Instructions for the task: Do not include the pictures; repeat the rest of the data exactly.

####

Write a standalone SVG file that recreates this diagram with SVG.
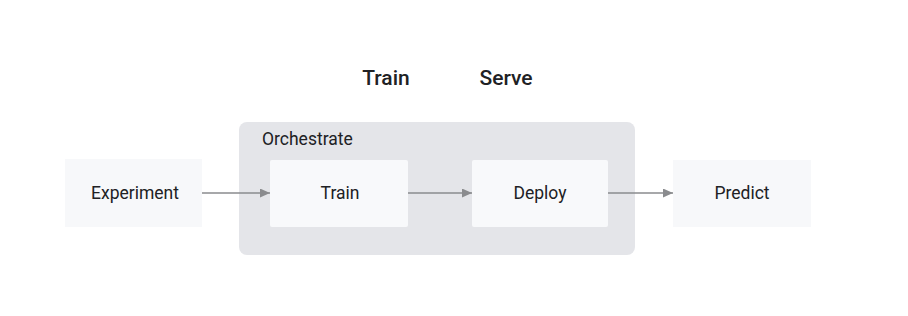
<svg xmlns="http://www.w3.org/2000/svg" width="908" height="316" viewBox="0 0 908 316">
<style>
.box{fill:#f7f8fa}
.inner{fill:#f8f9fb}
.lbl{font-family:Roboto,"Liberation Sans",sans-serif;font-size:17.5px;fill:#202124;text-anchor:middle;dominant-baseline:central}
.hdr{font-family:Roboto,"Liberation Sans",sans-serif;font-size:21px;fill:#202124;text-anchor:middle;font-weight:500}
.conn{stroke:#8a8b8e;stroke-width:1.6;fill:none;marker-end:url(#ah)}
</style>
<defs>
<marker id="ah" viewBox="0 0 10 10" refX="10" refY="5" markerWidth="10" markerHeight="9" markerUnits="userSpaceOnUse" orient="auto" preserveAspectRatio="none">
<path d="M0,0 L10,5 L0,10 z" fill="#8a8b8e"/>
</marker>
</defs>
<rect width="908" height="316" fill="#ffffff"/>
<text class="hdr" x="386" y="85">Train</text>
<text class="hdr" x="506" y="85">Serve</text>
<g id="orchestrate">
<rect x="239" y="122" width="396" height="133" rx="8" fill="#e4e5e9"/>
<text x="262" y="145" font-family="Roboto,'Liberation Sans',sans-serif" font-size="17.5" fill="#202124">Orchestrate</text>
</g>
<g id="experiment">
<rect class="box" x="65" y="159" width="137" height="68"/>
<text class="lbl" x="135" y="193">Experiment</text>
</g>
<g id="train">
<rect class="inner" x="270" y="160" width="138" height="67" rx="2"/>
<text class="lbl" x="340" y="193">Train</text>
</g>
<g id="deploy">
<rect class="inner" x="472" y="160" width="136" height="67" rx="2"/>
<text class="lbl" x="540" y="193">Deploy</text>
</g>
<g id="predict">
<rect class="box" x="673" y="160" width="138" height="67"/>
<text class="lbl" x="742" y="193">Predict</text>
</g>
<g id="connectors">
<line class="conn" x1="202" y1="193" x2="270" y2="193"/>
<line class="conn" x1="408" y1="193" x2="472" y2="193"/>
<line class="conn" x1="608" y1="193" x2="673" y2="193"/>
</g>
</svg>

####

The result:
Write a standalone SVG file that recreates this diagram with SVG.
<svg xmlns="http://www.w3.org/2000/svg" width="908" height="316" viewBox="0 0 908 316">
<style>
.box{fill:#f7f8fa}
.inner{fill:#f8f9fb}
.lbl{font-family:Roboto,"Liberation Sans",sans-serif;font-size:17.5px;fill:#202124;text-anchor:middle;dominant-baseline:central}
.hdr{font-family:Roboto,"Liberation Sans",sans-serif;font-size:21px;fill:#202124;text-anchor:middle;font-weight:500}
.conn{stroke:#8a8b8e;stroke-width:1.6;fill:none;marker-end:url(#ah)}
</style>
<defs>
<marker id="ah" viewBox="0 0 10 10" refX="10" refY="5" markerWidth="10" markerHeight="9" markerUnits="userSpaceOnUse" orient="auto" preserveAspectRatio="none">
<path d="M0,0 L10,5 L0,10 z" fill="#8a8b8e"/>
</marker>
</defs>
<rect width="908" height="316" fill="#ffffff"/>
<text class="hdr" x="386" y="85">Train</text>
<text class="hdr" x="506" y="85">Serve</text>
<g id="orchestrate">
<rect x="239" y="122" width="396" height="133" rx="8" fill="#e4e5e9"/>
<text x="262" y="145" font-family="Roboto,'Liberation Sans',sans-serif" font-size="17.5" fill="#202124">Orchestrate</text>
</g>
<g id="experiment">
<rect class="box" x="65" y="159" width="137" height="68"/>
<text class="lbl" x="135" y="193">Experiment</text>
</g>
<g id="train">
<rect class="inner" x="270" y="160" width="138" height="67" rx="2"/>
<text class="lbl" x="340" y="193">Train</text>
</g>
<g id="deploy">
<rect class="inner" x="472" y="160" width="136" height="67" rx="2"/>
<text class="lbl" x="540" y="193">Deploy</text>
</g>
<g id="predict">
<rect class="box" x="673" y="160" width="138" height="67"/>
<text class="lbl" x="742" y="193">Predict</text>
</g>
<g id="connectors">
<line class="conn" x1="202" y1="193" x2="270" y2="193"/>
<line class="conn" x1="408" y1="193" x2="472" y2="193"/>
<line class="conn" x1="608" y1="193" x2="673" y2="193"/>
</g>
</svg>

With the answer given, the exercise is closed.